Los Angeles’ main kingpin has just taken nine to the chest by a Mexican gang leader named Cortez. This sparks a revenge-fueled turf war lead by O.G. Dupree, the gang’s new top dog. As Buck, you’ll have to race around L.A. while blowing up other gang members’ cars and protecting your territory.
As you can probably tell, story isn't one of 187 Ride or Drive's strongest aspects, and neither is its gameplay. 187is more or less the "thug" version of Mario Kart. You ride around enclosed areas that represent the city of Los Angeles. As you race along each street, you'll roll over weapons that act like power-ups in other kart racers. You begin each race armed with a pistol that does little damage. Eventually you'll come across AK-47's, shot guns and even missile launchers. Each weapon has limited ammo, so you'll have to place your shots carefully, though you can reload if you manage to find anther weapon power-up somewhere on the course. However, given the extremely linear paths courses take, this isn't that hard to do. Seeing as how you are racing through a city, it is disappointing that there are no short cuts to take. As a result, 187 Ride or Die can become very dull after only a few races. Couple this with the bland story, and there isn't a very compelling reason to play through the entire game.

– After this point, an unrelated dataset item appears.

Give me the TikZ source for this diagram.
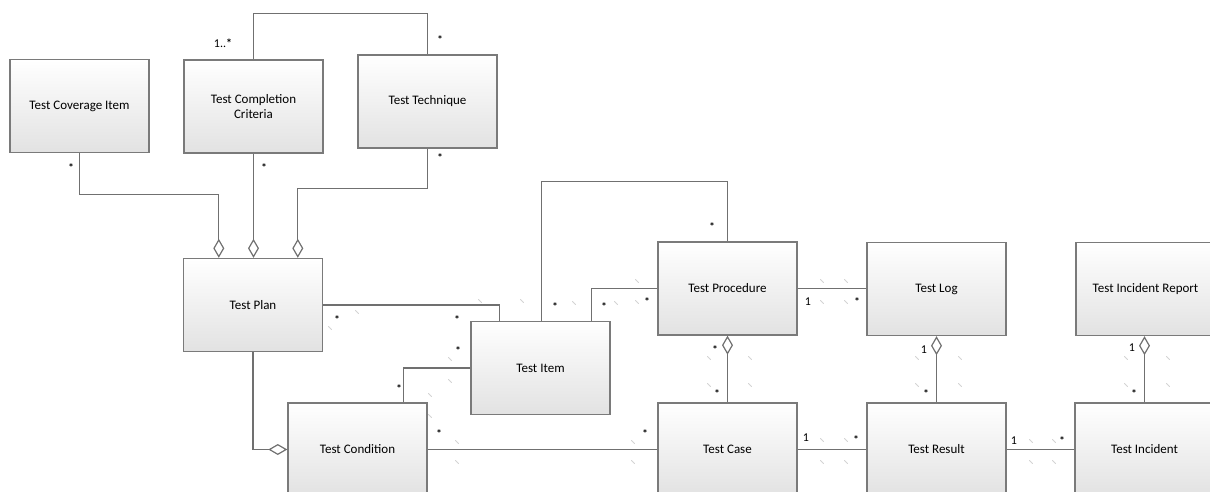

One of the few bright spots in 187 are the multiplayer modes. The gameplay doesn't change much in multiplayer, though the added wrinkles do make it a little more interesting than the main game. In addition to Deathmatch mode, 187 includes an Escort mode that has you protecting a specific car through a track and Po-Po chase, where you try to outrun the police. In The Hit, you take the other side of escort missions and try to blow up a certain car before time runs out. Bomb mode takes a cue from the movie "Speed" and requires you to maintain a certain speed or blow up. One of my personal favorite modes was Minefield. Here all of the power-ups are replaced with mines, making for some really intense races.